◆ **What this task involves**: An exact copy of all the data is required, with pictures left out.
--- begin Data entries ---
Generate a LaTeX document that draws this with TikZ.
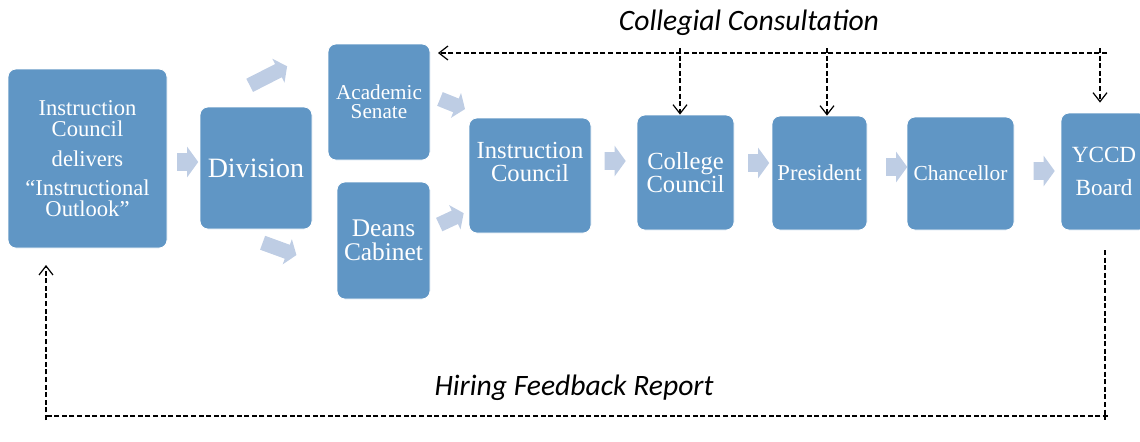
\documentclass[tikz,border=0pt]{standalone}
\usepackage{fontspec}
\setmainfont{Liberation Serif}
\newfontfamily\captionfont{Carlito}
\usetikzlibrary{shapes.arrows,arrows.meta,calc}
\definecolor{boxblue}{RGB}{96,150,197}
\definecolor{arrowblue}{RGB}{190,205,228}
\tikzset{
  stagebox/.style={rectangle, rounded corners=4pt, fill=boxblue, draw=white, line width=0.4pt, text=white, align=center, inner sep=0pt},
  flowarrow/.style={single arrow, fill=arrowblue, draw=none, inner xsep=0pt, inner ysep=4.25pt, single arrow head extend=3.25pt, single arrow tip angle=108, minimum height=#1},
  flowarrow/.default=10.5pt,
  slantarrow/.style={flowarrow=#1, inner ysep=3.5pt, single arrow head extend=3pt},
  consult/.style={draw=black, line width=0.7pt, dash pattern=on 2.5pt off 1.3pt},
  chevron/.style={-{Straight Barb[length=4.5pt,width=7pt,line width=0.6pt]}},
  captiontext/.style={font=\captionfont\itshape\fontsize{14.8}{16}\selectfont}
}

\begin{document}
\begin{tikzpicture}[x=0.5pt,y=-0.5pt]
	%%%%% START %%%%%
	\useasboundingbox (0,0) rectangle (1140,441);
	\clip (0,0) rectangle (1140,441);
	
	% stages
	\node[stagebox, minimum width=79.5pt, minimum height=89.5pt, font=\fontsize{11.3}{10.5}\selectfont] (outlook) at (87.5,158.5) {Instruction\\Council\\[4.5pt]delivers\\[4pt]“Instructional\\Outlook”};
	\node[stagebox, minimum width=56pt, minimum height=61pt, font=\fontsize{14}{16}\selectfont] (division) at (256,168) {Division};
	\node[stagebox, minimum width=51pt, minimum height=58pt, font=\fontsize{10.6}{9.5}\selectfont] (senate) at (379,102) {Academic\\Senate};
	\node[stagebox, minimum width=46.5pt, minimum height=58.5pt, font=\fontsize{12.7}{12}\selectfont] (deans) at (383.5,240.5) {Deans\\Cabinet};
	\node[stagebox, minimum width=61pt, minimum height=57.5pt, font=\fontsize{12.3}{11.5}\selectfont] (council) at (530,175.5) {Instruction\\Council\\[2pt]~};
	\node[stagebox, minimum width=48.5pt, minimum height=57.5pt, font=\fontsize{12.3}{11.5}\selectfont] (college) at (685.5,172.5) {College\\Council};
	\node[stagebox, minimum width=47.5pt, minimum height=57pt, font=\fontsize{11.3}{12}\selectfont] (president) at (819.5,173) {President};
	\node[stagebox, minimum width=53.5pt, minimum height=56.5pt, font=\fontsize{10.7}{12}\selectfont] (chancellor) at (960.5,173.5) {Chancellor};
	\node[stagebox, minimum width=43pt, minimum height=58.5pt, font=\fontsize{11.6}{16.5}\selectfont] (board) at (1104,171.5) {YCCD\\Board};
	
	% block arrows
	\node[flowarrow] (arr1) at (184.5,162) {};
	\node[slantarrow=21pt, rotate=27] (arr2) at (266,77) {};
	\node[slantarrow=18pt, rotate=-20] (arr3) at (277,248) {};
	\node[slantarrow=13.5pt, rotate=-22] (arr4) at (450,103) {};
	\node[slantarrow=13.5pt, rotate=25] (arr5) at (449,220) {};
	\node[flowarrow] (arr6) at (612,161) {};
	\node[flowarrow] (arr7) at (755.5,163) {};
	\node[flowarrow] (arr8) at (893.5,167) {};
	\node[flowarrow] (arr9) at (1041,171) {};
	
	% collegial consultation
	\coordinate (cright) at (1107,53);
	\coordinate (cleft) at (438,53);
	\coordinate (ctick1) at (680,48);
	\coordinate (ctick2) at (827,48);
	\coordinate (ctick3) at (1100,48);
	\draw[consult, chevron] (cright) -- (cleft);
	\draw[consult, chevron] (ctick1) -- (ctick1 |- college.north);
	\draw[consult, chevron] (ctick2) -- (ctick2 |- president.north);
	\draw[consult, chevron] (ctick3) -- ($(ctick3 |- board.north)+(0,-10)$);
	\node[captiontext] (collegial) at (749,23) {Collegial Consultation};
	
	% hiring feedback
	\coordinate (fbtop) at (1105,250);
	\coordinate (fbcorner) at (1105,420);
	\coordinate (fbright) at (1108,416);
	\coordinate (fbleft) at (46,416);
	\coordinate (fbstart) at (46,420);
	\coordinate (fbend) at (46,265);
	\draw[consult] (fbtop) -- (fbcorner);
	\draw[consult] (fbright) -- (fbleft);
	\draw[consult, chevron] (fbstart) -- (fbend);
	\node[captiontext] (hiring) at (574,388) {Hiring Feedback Report};
	
	%%%%% END %%%%%
\end{tikzpicture}
\end{document}
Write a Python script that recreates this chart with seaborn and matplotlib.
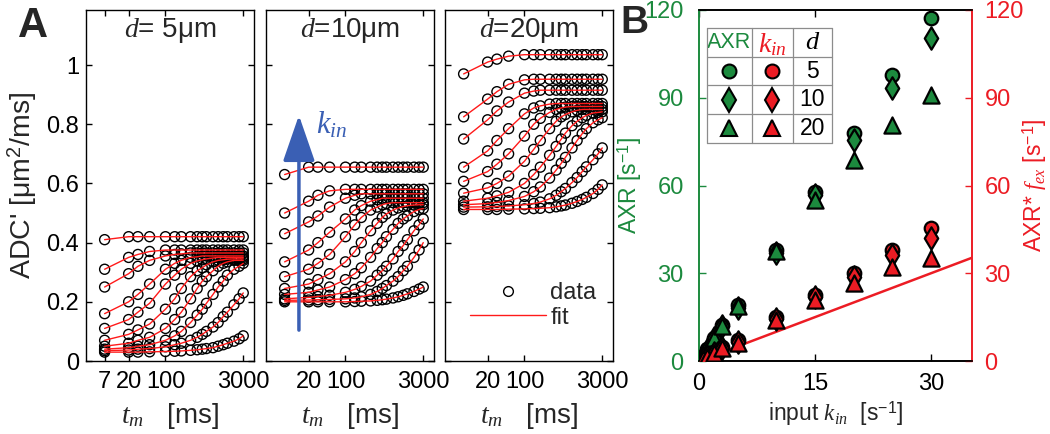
--- end Data entries ---
◆ **Correct response**:
Generate a LaTeX document that draws this with TikZ.
\documentclass[tikz,border=0pt]{standalone}
\usepackage{fontspec}
\setmainfont{Liberation Serif}
\newfontfamily\captionfont{Carlito}
\usetikzlibrary{shapes.arrows,arrows.meta,calc}
\definecolor{boxblue}{RGB}{96,150,197}
\definecolor{arrowblue}{RGB}{190,205,228}
\tikzset{
  stagebox/.style={rectangle, rounded corners=4pt, fill=boxblue, draw=white, line width=0.4pt, text=white, align=center, inner sep=0pt},
  flowarrow/.style={single arrow, fill=arrowblue, draw=none, inner xsep=0pt, inner ysep=4.25pt, single arrow head extend=3.25pt, single arrow tip angle=108, minimum height=#1},
  flowarrow/.default=10.5pt,
  slantarrow/.style={flowarrow=#1, inner ysep=3.5pt, single arrow head extend=3pt},
  consult/.style={draw=black, line width=0.7pt, dash pattern=on 2.5pt off 1.3pt},
  chevron/.style={-{Straight Barb[length=4.5pt,width=7pt,line width=0.6pt]}},
  captiontext/.style={font=\captionfont\itshape\fontsize{14.8}{16}\selectfont}
}

\begin{document}
\begin{tikzpicture}[x=0.5pt,y=-0.5pt]
	%%%%% START %%%%%
	\useasboundingbox (0,0) rectangle (1140,441);
	\clip (0,0) rectangle (1140,441);
	
	% stages
	\node[stagebox, minimum width=79.5pt, minimum height=89.5pt, font=\fontsize{11.3}{10.5}\selectfont] (outlook) at (87.5,158.5) {Instruction\\Council\\[4.5pt]delivers\\[4pt]“Instructional\\Outlook”};
	\node[stagebox, minimum width=56pt, minimum height=61pt, font=\fontsize{14}{16}\selectfont] (division) at (256,168) {Division};
	\node[stagebox, minimum width=51pt, minimum height=58pt, font=\fontsize{10.6}{9.5}\selectfont] (senate) at (379,102) {Academic\\Senate};
	\node[stagebox, minimum width=46.5pt, minimum height=58.5pt, font=\fontsize{12.7}{12}\selectfont] (deans) at (383.5,240.5) {Deans\\Cabinet};
	\node[stagebox, minimum width=61pt, minimum height=57.5pt, font=\fontsize{12.3}{11.5}\selectfont] (council) at (530,175.5) {Instruction\\Council\\[2pt]~};
	\node[stagebox, minimum width=48.5pt, minimum height=57.5pt, font=\fontsize{12.3}{11.5}\selectfont] (college) at (685.5,172.5) {College\\Council};
	\node[stagebox, minimum width=47.5pt, minimum height=57pt, font=\fontsize{11.3}{12}\selectfont] (president) at (819.5,173) {President};
	\node[stagebox, minimum width=53.5pt, minimum height=56.5pt, font=\fontsize{10.7}{12}\selectfont] (chancellor) at (960.5,173.5) {Chancellor};
	\node[stagebox, minimum width=43pt, minimum height=58.5pt, font=\fontsize{11.6}{16.5}\selectfont] (board) at (1104,171.5) {YCCD\\Board};
	
	% block arrows
	\node[flowarrow] (arr1) at (184.5,162) {};
	\node[slantarrow=21pt, rotate=27] (arr2) at (266,77) {};
	\node[slantarrow=18pt, rotate=-20] (arr3) at (277,248) {};
	\node[slantarrow=13.5pt, rotate=-22] (arr4) at (450,103) {};
	\node[slantarrow=13.5pt, rotate=25] (arr5) at (449,220) {};
	\node[flowarrow] (arr6) at (612,161) {};
	\node[flowarrow] (arr7) at (755.5,163) {};
	\node[flowarrow] (arr8) at (893.5,167) {};
	\node[flowarrow] (arr9) at (1041,171) {};
	
	% collegial consultation
	\coordinate (cright) at (1107,53);
	\coordinate (cleft) at (438,53);
	\coordinate (ctick1) at (680,48);
	\coordinate (ctick2) at (827,48);
	\coordinate (ctick3) at (1100,48);
	\draw[consult, chevron] (cright) -- (cleft);
	\draw[consult, chevron] (ctick1) -- (ctick1 |- college.north);
	\draw[consult, chevron] (ctick2) -- (ctick2 |- president.north);
	\draw[consult, chevron] (ctick3) -- ($(ctick3 |- board.north)+(0,-10)$);
	\node[captiontext] (collegial) at (749,23) {Collegial Consultation};
	
	% hiring feedback
	\coordinate (fbtop) at (1105,250);
	\coordinate (fbcorner) at (1105,420);
	\coordinate (fbright) at (1108,416);
	\coordinate (fbleft) at (46,416);
	\coordinate (fbstart) at (46,420);
	\coordinate (fbend) at (46,265);
	\draw[consult] (fbtop) -- (fbcorner);
	\draw[consult] (fbright) -- (fbleft);
	\draw[consult, chevron] (fbstart) -- (fbend);
	\node[captiontext] (hiring) at (574,388) {Hiring Feedback Report};
	
	%%%%% END %%%%%
\end{tikzpicture}
\end{document}
Write a Python script that recreates this chart with seaborn and matplotlib.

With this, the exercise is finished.